I just finished reading 1491 by Charles C. Mann, and I have to say, everyone should read this.

Columbus discovery of the Americas changed the world, but until reading this book, I didn’t have any clue of the degree to which the world changed. Before reading it, the idea I had of the Americas that Europeans discovered was closer to that of the noble savage than anything else. In my old, incorrect, paradigm, the indigenous population was destroyed by the genocide of greedy conquistadors and similar violence.

Instead, anthropologists now think that that the population of the New World rivaled that of the Old, but the people there lacked genetic diversity. An example of this would be the distribution of blood types. The A and B blood alleles were almost completely absent in Central and South America, so that the entire population had Type O blood.
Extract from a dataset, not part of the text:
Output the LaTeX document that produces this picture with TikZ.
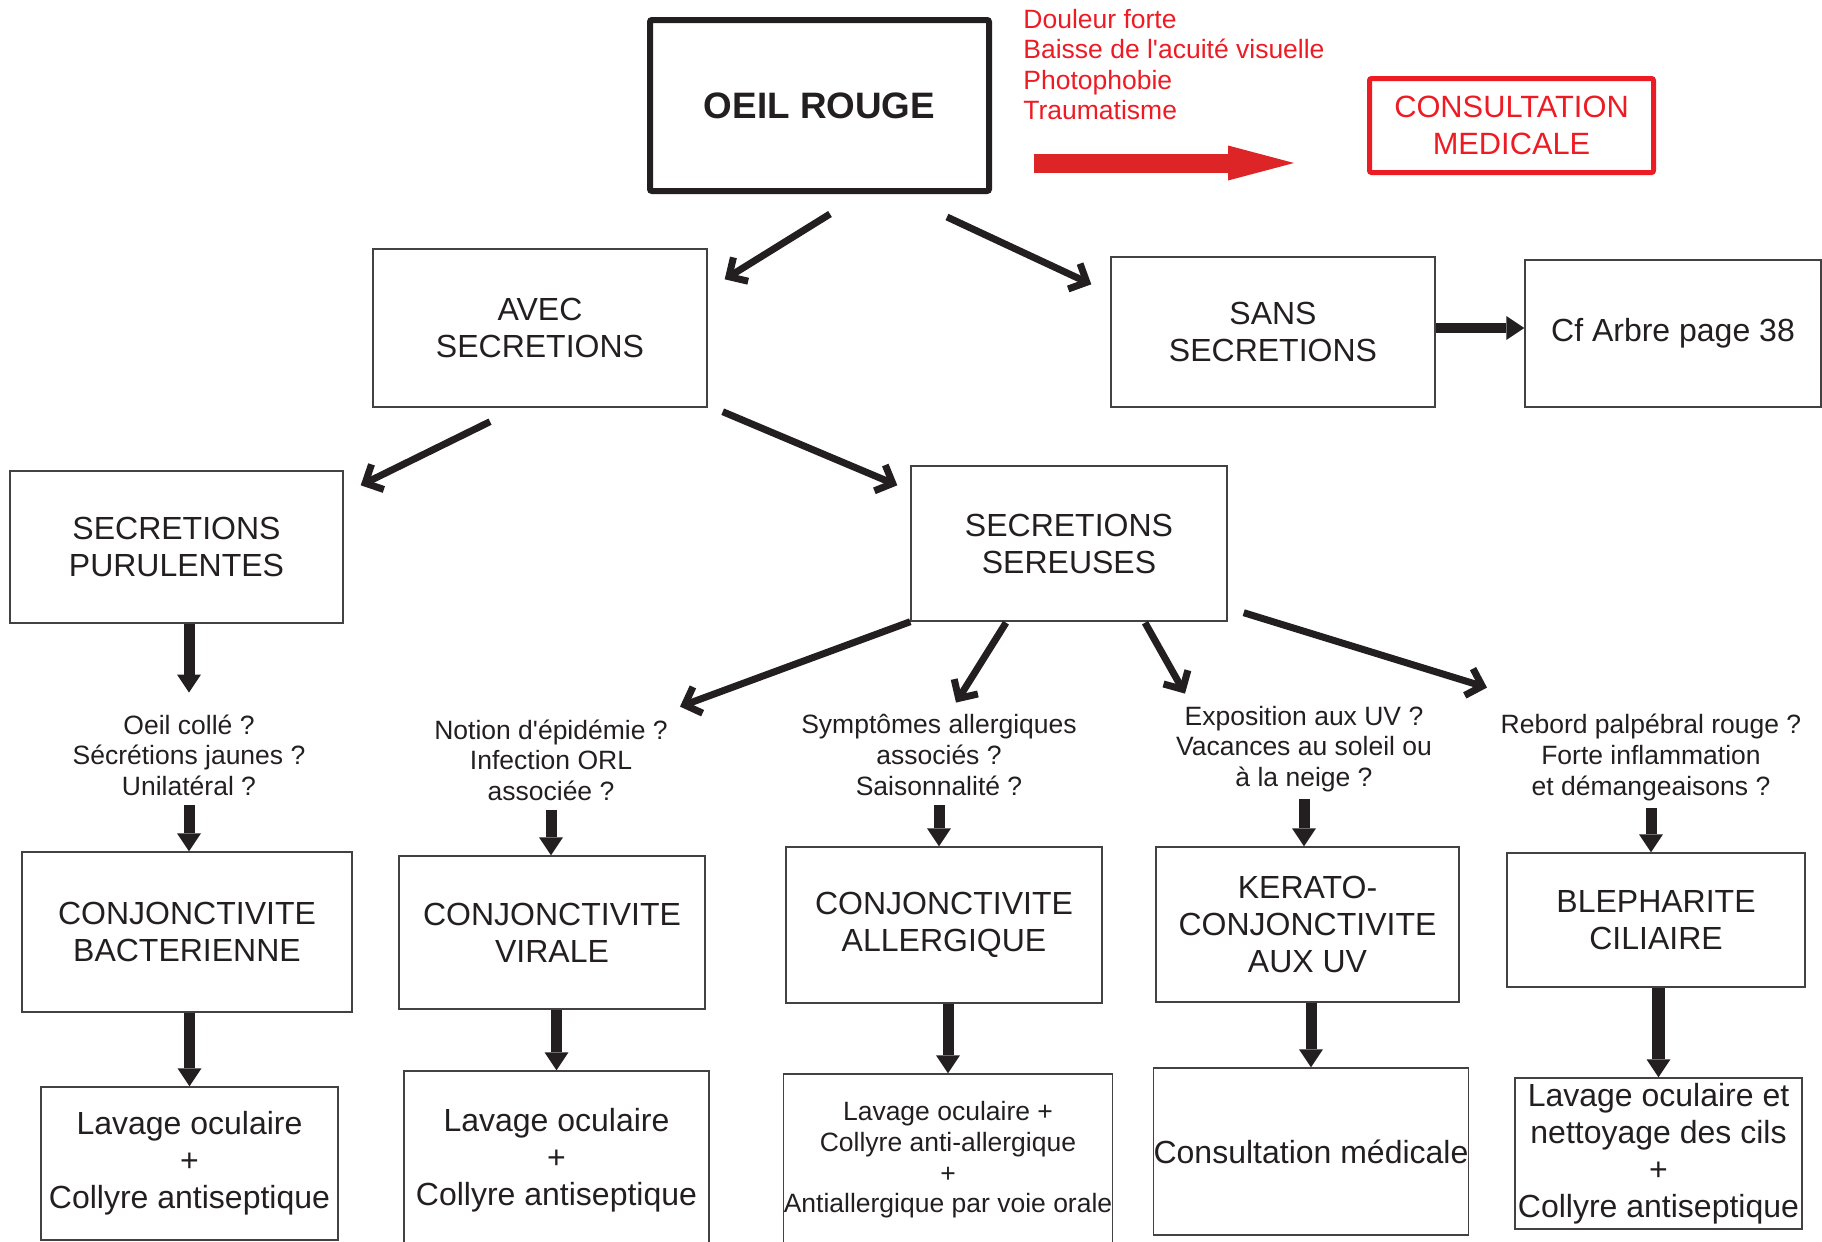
\documentclass[tikz,border=0pt]{standalone}
\usepackage{fontspec}
\setmainfont{Liberation Sans}
\usetikzlibrary{calc}
\usetikzlibrary{arrows.meta}
\definecolor[named]{EyeInk}{RGB}{35,31,32}
\definecolor[named]{EyeRed}{RGB}{237,28,36}
\definecolor[named]{EyeArrowRed}{RGB}{221,36,39}
\newcommand{\boxfont}{\fontsize{16}{18.5}\selectfont}
\newcommand{\askfont}{\fontsize{13.25}{15.3}\selectfont}
\newcommand{\apos}{\textquotesingle}
\tikzset{
  box/.style 2 args={draw=EyeInk!85,line width=0.7pt,text=EyeInk,
    minimum width=#1,minimum height=#2,inner sep=0pt,align=center,
    font=\boxfont},
  ask/.style={text=EyeInk,align=center,inner sep=0pt,
    minimum height=50pt,font=\askfont},
  branch/.style={draw=EyeInk,line width=3.5pt,
    -{Straight Barb[length=7pt,width=14pt,sharp]}},
  downarrow/.style={draw=EyeInk,line width=5.5pt,
    -{Triangle[length=9pt,width=12pt,line width=0pt]}},
}

\begin{document}
\begin{tikzpicture}[x=0.5pt,y=-0.5pt]
  \useasboundingbox (0,0) rectangle (1822,1242);

  % Top {{{
  \node[box={169.5pt}{85.5pt},line width=3pt,draw=EyeInk,rounded corners=1pt,
    font=\fontsize{18.4}{22}\selectfont\bfseries] (oeil) at (819.5,105.5) {OEIL ROUGE};
  \node[anchor=west,align=left,inner sep=0pt,text=EyeRed,font=\askfont]
    (signes) at (1023,64.5)
    {Douleur forte\\Baisse de l\apos acuité visuelle\\Photophobie\\Traumatisme};
  \node[box={142pt}{47pt},line width=2.5pt,draw=EyeRed,text=EyeRed,rounded corners=1pt,
    font=\fontsize{15.4}{18.5}\selectfont] (consult) at (1511.5,125.5) {CONSULTATION\\MEDICALE};
  \draw[EyeArrowRed,line width=9.5pt,-{Triangle[length=33pt,width=17.5pt,line width=0pt]}]
    ($(oeil.east)+(42,57.5)$) -- ($(consult.west)+(-73,37.5)$);
  % }}}

  % Secretions {{{
  \node[box={167pt}{79pt}] (avec) at (540,328) {AVEC\\SECRETIONS};
  \node[box={162pt}{75pt}] (sans) at (1273,332) {SANS\\SECRETIONS};
  \node[box={148pt}{73.5pt}] (cf) at (1673,333.5) {Cf Arbre page 38};
  \node[box={166.5pt}{76pt}] (purul) at (176.5,547) {SECRETIONS\\PURULENTES};
  \node[box={158pt}{77.5pt}] (sereuses) at (1069,543.5) {SECRETIONS\\SEREUSES};
  % }}}

  % Questions {{{
  \node[ask] (q1) at (189,755) {Oeil collé ?\\Sécrétions jaunes ?\\Unilatéral ?};
  \node[ask] (q2) at (551,760) {Notion d\apos épidémie ?\\Infection ORL\\associée ?};
  \node[ask] (q3) at (939,755) {Symptômes allergiques\\associés ?\\Saisonnalité ?};
  \node[ask] (q4) at (1304,749) {Exposition aux UV ?\\Vacances au soleil ou\\à la neige ?};
  \node[ask] (q5) at (1651,757.5) {Rebord palpébral rouge ?\\Forte inflammation\\et démangeaisons ?};
  % }}}

  % Diagnoses and treatments {{{
  \node[box={165pt}{80pt}] (bact) at (187,932) {CONJONCTIVITE\\BACTERIENNE};
  \node[box={153pt}{76.5pt}] (virale) at (552,932.5) {CONJONCTIVITE\\VIRALE};
  \node[box={158pt}{78pt}] (allerg) at (944,925) {CONJONCTIVITE\\ALLERGIQUE};
  \node[box={151.5pt}{77.5pt}] (kerato) at (1307.5,924.5) {KERATO-\\CONJONCTIVITE\\AUX UV};
  \node[box={149pt}{67pt}] (bleph) at (1656,920) {BLEPHARITE\\CILIAIRE};

  \node[box={148.5pt}{76.5pt}] (soin1) at (189.5,1163.5) {Lavage oculaire\\+\\Collyre antiseptique};
  \node[box={152.5pt}{89.5pt}] (soin2) at (556.5,1160.5) {Lavage oculaire\\+\\Collyre antiseptique};
  \node[box={164pt}{86pt},font=\askfont] (soin3) at (948,1160)
    {Lavage oculaire +\\Collyre anti-allergique\\+\\Antiallergique par voie orale};
  \node[box={155pt}{83.5pt}] (soin4) at (1311,1151.5) {Consultation médicale};
  \node[box={143.5pt}{75.5pt}] (soin5) at (1658.5,1153.5)
    {Lavage oculaire et\\nettoyage des cils\\+\\Collyre antiseptique};
  % }}}

  % Arrows {{{
  \draw[branch] ($(oeil.south)+(10.5,20)$) -- ($(avec.north east)+(17,31)$);
  \draw[branch] ($(oeil.south)+(127.5,23)$) -- ($(sans.north west)+(-19,28)$);
  \draw[branch] ($(avec.south)+(-50,14)$) -- ($(purul.north east)+(17,15)$);
  \draw[branch] ($(avec.south east)+(15,4)$) -- ($(sereuses.north west)+(-13,20)$);
  \draw[branch] (sereuses.south west) -- ($(q2.north)+(129,-3)$);
  \draw[branch] ($(sereuses.south)+(-63,1)$) -- ($(q3.north)+(17,-2)$);
  \draw[branch] ($(sereuses.south)+(76,1)$) -- ($(q4.north)+(-119,-5)$);
  \draw[branch] ($(sereuses.south east)+(16,-9)$) -- ($(q5.north)+(-164,-19.5)$);

  \draw[downarrow,line width=5pt] ([yshift=2pt]sans.east) -- ([yshift=2pt]sans.east -| cf.west);
  \draw[downarrow,shorten >=6pt] (purul.south -| q1.north) -- (q1.north);
  \draw[downarrow] (q1.south) -- (q1.south |- bact.north);
  \draw[downarrow] (q2.south) -- (q2.south |- virale.north);
  \draw[downarrow] (q3.south) -- (q3.south |- allerg.north);
  \draw[downarrow] (q4.south) -- (q4.south |- kerato.north);
  \draw[downarrow] (q5.south) -- (q5.south |- bleph.north);

  \draw[downarrow] (bact.south -| soin1.north) -- (soin1.north);
  \draw[downarrow] (virale.south -| soin2.north) -- (soin2.north);
  \draw[downarrow] (allerg.south -| soin3.north) -- (soin3.north);
  \draw[downarrow] (kerato.south -| soin4.north) -- (soin4.north);
  \draw[downarrow,line width=6.5pt] (bleph.south -| soin5.north) -- (soin5.north);
  % }}}
\end{tikzpicture}
\end{document}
As a result of this homogeneity, the lack of exposure to contagious diseases like smallpox and the plague, and the resulting ignorance of how to use quarantine meant that disease decimated 90% of the indigenous population before they even saw an explorer.

That information alone cast the native population in a new light. But this also means that the populations of the various fauna found in the Americas was much smaller than later observed. For example, the natives kept large animals like the bison a days journey from any village and kept their population under control.

Another story of the fauna of North America is the passenger pigeon. It is now extinct, but John James Audubon recorded watching what must have been billions of pigeons passing overhead for three days straight. The bird was not seen in this magnitude because the indigenous people kept them in check.

Finally, 1491 showed me that the foods from the Americas have become the staples of the world. Three of the top five staple foods that the world consumes — maize (corn), potatoes, and cassava — have their origins in the Americas. Mann asserts that the introduction of cassava into Africa made the later slave trade possible since it became the staple of choice in much of Africa.

I haven’t even talked about how great the civilizations in America were — empires rivaling those of ancient Rome grew and thrived and then died out centuries before the first explorer showed up. In the past, some people have floated theories of ancient European colonizers to explain the unexpected sophistication that we found among the “noble savages”.

So go get a copy of 1491. You won’t regret it.